» Exercise instructions
Extract only the first line of the listing and every line after it up to and including the one with "from matplotlib.ticker import MultipleLocator". Omit the pictures.
____________________
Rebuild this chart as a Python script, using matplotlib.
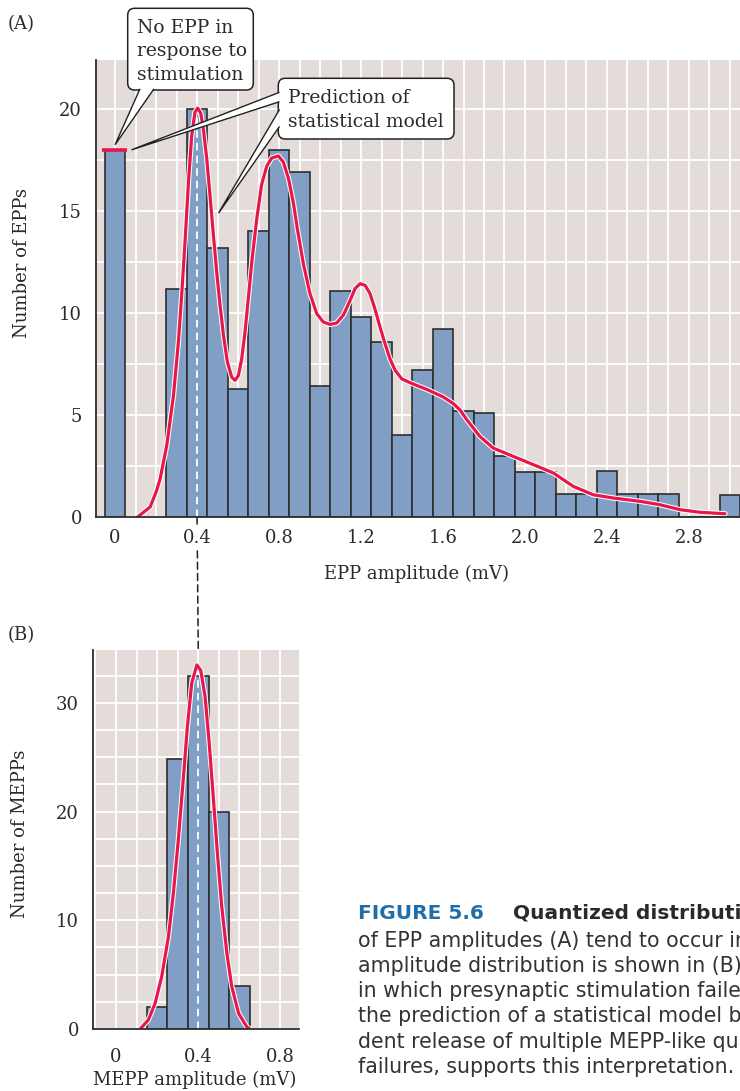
import matplotlib
matplotlib.use("Agg")
import matplotlib.pyplot as plt
import matplotlib.patheffects as pe
from matplotlib.patches import FancyBboxPatch, Polygon, ConnectionPatch
from matplotlib.ticker import MultipleLocator

# ---- data ----
# (A) EPP amplitude histogram, bin centres in mV
epp_amp = [0.0, 0.3, 0.4, 0.5, 0.6, 0.7, 0.8, 0.9, 1.0, 1.1, 1.2, 1.3, 1.4, 1.5,
           1.6, 1.7, 1.8, 1.9, 2.0, 2.1, 2.2, 2.3, 2.4, 2.5, 2.6, 2.7, 2.8, 2.9, 3.0]
epp_count = [18.0, 11.2, 20.0, 13.2, 6.3, 14.0, 18.0, 16.9, 6.4, 11.1, 9.8, 8.6, 4.0, 7.2,
             9.2, 5.2, 5.1, 3.0, 2.2, 2.2, 1.15, 1.15, 2.25, 1.15, 1.15, 1.15, 0, 0, 1.1]
epp_fail_pred = 18.0

# model prediction (red curve)
epp_fit_amp = [0.11, 0.171, 0.203, 0.22, 0.252, 0.285, 0.309, 0.325, 0.342, 0.358, 0.374,
               0.39, 0.403, 0.418, 0.431, 0.447, 0.463, 0.48, 0.496, 0.512, 0.529, 0.548,
               0.569, 0.585, 0.602, 0.618, 0.634, 0.65, 0.667, 0.691, 0.715, 0.74, 0.764,
               0.797, 0.821, 0.846, 0.87, 0.889, 0.919, 0.951, 0.984, 1.016, 1.049, 1.081,
               1.114, 1.146, 1.171, 1.195, 1.22, 1.244, 1.268, 1.293, 1.317, 1.341, 1.366,
               1.398, 1.431, 1.472, 1.52, 1.602, 1.65, 1.683, 1.716, 1.78, 1.845, 1.943,
               2.04, 2.138, 2.236, 2.333, 2.431, 2.561, 2.659, 2.756, 2.854, 2.976]
epp_fit_count = [0.0, 0.49, 1.3, 1.88, 3.5, 5.96, 8.58, 10.87, 13.6, 16.4, 18.7,
                 19.85, 20.05, 19.8, 19.0, 17.6, 15.8, 13.8, 12.0, 10.4, 8.9, 7.6,
                 6.86, 6.7, 6.94, 7.76, 9.07, 10.7, 12.5, 14.6, 16.3, 17.2, 17.6,
                 17.7, 17.4, 16.6, 15.4, 14.15, 12.4, 10.95, 9.97, 9.56, 9.44, 9.51,
                 9.9, 10.6, 11.2, 11.44, 11.36, 10.95, 10.2, 9.3, 8.5, 7.76, 7.2,
                 6.78, 6.62, 6.45, 6.26, 5.88, 5.56, 5.25, 4.77, 3.95, 3.38, 2.97,
                 2.57, 2.16, 1.5, 1.09, 0.93, 0.77, 0.6, 0.36, 0.23, 0.16]

# (B) MEPP amplitude histogram
mepp_amp = [0.2, 0.3, 0.4, 0.5, 0.6]
mepp_count = [2.0, 24.8, 32.5, 20.0, 4.0]
mepp_fit_amp = [0.117, 0.157, 0.19, 0.222, 0.255, 0.279, 0.303, 0.328, 0.347, 0.368, 0.393,
                0.412, 0.433, 0.452, 0.474, 0.493, 0.514, 0.539, 0.563, 0.596, 0.636, 0.652]
mepp_fit_count = [0.0, 0.83, 2.36, 4.8, 8.5, 12.5, 17.4, 23.2, 27.8, 31.8, 33.5,
                  33.0, 30.6, 26.6, 21.1, 16.2, 11.3, 7.0, 3.9, 1.44, 0.2, 0.0]

quantum = 0.4  # mean MEPP amplitude (dashed line)

epp_xticks = [0, 0.4, 0.8, 1.2, 1.6, 2.0, 2.4, 2.8]
epp_xticklabels = ['0', '0.4', '0.8', '1.2', '1.6', '2.0', '2.4', '2.8']
epp_yticks = [0, 5, 10, 15, 20]
mepp_xticks = [0, 0.4, 0.8]
mepp_xticklabels = ['0', '0.4', '0.8']
mepp_yticks = [0, 10, 20, 30]

caption = [
    "of EPP amplitudes (A) tend to occur in integer multiples of the mean amplitude of MEPPs, whose",
    "amplitude distribution is shown in (B). The leftmost bar in the EPP amplitude distribution",
    "in which presynaptic stimulation failed to elicit an EPP in the muscle cell. The red curve",
    "the prediction of a statistical model based on the assumption that the EPPs result from the indepen-",
    "dent release of multiple MEPP-like quanta. The observed match, including the predicted number of",
    "failures, supports this interpretation.",
]

# ---- styling ----
W, H = 740, 1091
BG = '#e3dcd8'
BAR = '#819ec4'
RED = '#e8174b'
EDGE = '#2e2e2e'
TXT = '#2a2a2a'
plt.rcParams['font.family'] = ['DejaVu Serif']

fig = plt.figure(figsize=(W / 100, H / 100), dpi=100)


def frac(l, t, r, b):
    return [l / W, 1 - b / H, (r - l) / W, (b - t) / H]


def px(x, y):
    # image pixel position -> inches from bottom left
    return (x / 100, (H - y) / 100)


axA = fig.add_axes(frac(96, 59.5, 740, 517))
axB = fig.add_axes(frac(93, 650, 299, 1029))


def style(ax, xlim, ylim, xt, xtl, yt, xpad):
    ax.set_facecolor(BG)
    ax.set_xlim(*xlim)
    ax.set_ylim(*ylim)
    ax.set_xticks(xt)
    ax.set_xticklabels(xtl)
    ax.set_yticks(yt)
    ax.xaxis.set_minor_locator(MultipleLocator(0.1))
    ax.yaxis.set_minor_locator(MultipleLocator(2.5))
    ax.grid(which='both', color='white', lw=1.3)
    ax.set_axisbelow(True)
    ax.tick_params(which='both', length=0, labelsize=13, colors=TXT)
    ax.tick_params(axis='y', pad=10)
    ax.tick_params(axis='x', pad=xpad)
    for s in ['top', 'right']:
        ax.spines[s].set_visible(False)
    for s in ['left', 'bottom']:
        ax.spines[s].set_color(EDGE)
        ax.spines[s].set_linewidth(1.3)
        ax.spines[s].set_zorder(5)


style(axA, (-0.093, 3.049), (0, 22.43), epp_xticks, epp_xticklabels, epp_yticks, 9)
style(axB, (-0.112, 0.89), (0, 34.87), mepp_xticks, mepp_xticklabels, mepp_yticks, 14)
for lab in axA.get_xticklabels():
    lab.set_bbox(dict(fc='white', ec='none', pad=1.5))

outline = [pe.Stroke(linewidth=3.8, foreground='white'), pe.Normal()]

for ax, amp, cnt, fx, fy in [(axA, epp_amp, epp_count, epp_fit_amp, epp_fit_count),
                             (axB, mepp_amp, mepp_count, mepp_fit_amp, mepp_fit_count)]:
    ax.bar(amp, cnt, width=0.1, color=BAR, edgecolor=EDGE, linewidth=1.2, zorder=2)
    ax.axvline(quantum, color='white', lw=1.3, ls=(0, (4.2, 2.8)), zorder=3)
    ax.plot(fx, fy, color=RED, lw=2.3, solid_joinstyle='round', solid_capstyle='round',
            path_effects=outline, zorder=4)

axA.hlines(epp_fail_pred, epp_amp[0] - 0.065, epp_amp[0] + 0.057, color=RED, lw=2.6, zorder=4)

# dashed link between the two panels at the quantal size
con = ConnectionPatch(xyA=(quantum, 0), coordsA=axA.transData,
                      xyB=(quantum, axB.get_ylim()[1]), coordsB=axB.transData,
                      color='#222222', lw=1.1, ls=(0, (4.6, 2.8)), zorder=-1)
fig.add_artist(con)

# ---- callouts ----
fig.canvas.draw()
to_in = fig.dpi_scale_trans.inverted()


def data_in(ax, x, y):
    return tuple(to_in.transform(ax.transData.transform((x, y))))


def box(l, t, r, b):
    p = FancyBboxPatch(px(l, b), (r - l) / 100, (b - t) / 100,
                       boxstyle='round,pad=0,rounding_size=0.07',
                       transform=fig.dpi_scale_trans, fc='white', ec='#222222', lw=1.1, zorder=6)
    fig.add_artist(p)


def tail(b1, tip, b2):
    p = Polygon([b1, tip, b2], closed=False, transform=fig.dpi_scale_trans,
                fc='white', ec='#222222', lw=1.0, joinstyle='miter', zorder=7)
    fig.add_artist(p)


box(127.7, 8.3, 253.3, 90)
tail(px(140, 88.8), data_in(axA, 0.0, 18.25), px(154, 88.8))
box(278.3, 78.3, 454, 139)
tail(px(279.5, 92.3), data_in(axA, 0.08, 18.0), px(279.5, 101.7))
tail(px(279.5, 109.5), data_in(axA, 0.505, 14.9), px(279.5, 126.5))

for s, y in [('No EPP in', 32.7), ('response to', 56.5), ('stimulation', 80)]:
    fig.text(136.7 / W, 1 - y / H, s, ha='left', va='baseline', fontsize=13.5, color=TXT, zorder=8)
for s, y in [('Prediction of', 103.3), ('statistical model', 126.7)]:
    fig.text(288.3 / W, 1 - y / H, s, ha='left', va='baseline', fontsize=13.5, color=TXT, zorder=8)

# ---- panel letters and axis labels ----
fig.text(8 / W, 1 - 29 / H, '(A)', ha='left', va='baseline', fontsize=13, color=TXT)
fig.text(8 / W, 1 - 640 / H, '(B)', ha='left', va='baseline', fontsize=13, color=TXT)
fig.text(417 / W, 1 - 574 / H, 'EPP amplitude (mV)', ha='center', va='center', fontsize=13, color=TXT)
fig.text(22 / W, 1 - 263 / H, 'Number of EPPs', ha='center', va='center', rotation=90,
         fontsize=13, color=TXT)
fig.text(195 / W, 1 - 1080 / H, 'MEPP amplitude (mV)', ha='center', va='center', fontsize=13, color=TXT)
fig.text(20 / W, 1 - 834 / H, 'Number of MEPPs', ha='center', va='center', rotation=90,
         fontsize=13, color=TXT)

# ---- caption (runs off the right edge like the crop) ----
cap_font = ['DejaVu Sans']
fig.text(358 / W, 1 - 919.3 / H, 'FIGURE 5.6', ha='left', va='baseline', fontsize=14.5,
         family=cap_font, weight='bold', color='#1f6eaa')
fig.text(513 / W, 1 - 919.3 / H, 'Quantized distribution of EPP amplitudes evoked', ha='left',
         va='baseline', fontsize=14.5, family=cap_font, weight='bold', color=TXT)
for i, line in enumerate(caption):
    fig.text(358 / W, 1 - (946.7 + 25.2 * i) / H, line, ha='left', va='baseline', fontsize=14.8,
             family=cap_font, color='#333333')

fig.savefig('out.png', dpi=100)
____________________
» Expected output
Rebuild this chart as a Python script, using matplotlib.
import matplotlib
matplotlib.use("Agg")
import matplotlib.pyplot as plt
import matplotlib.patheffects as pe
from matplotlib.patches import FancyBboxPatch, Polygon, ConnectionPatch
from matplotlib.ticker import MultipleLocator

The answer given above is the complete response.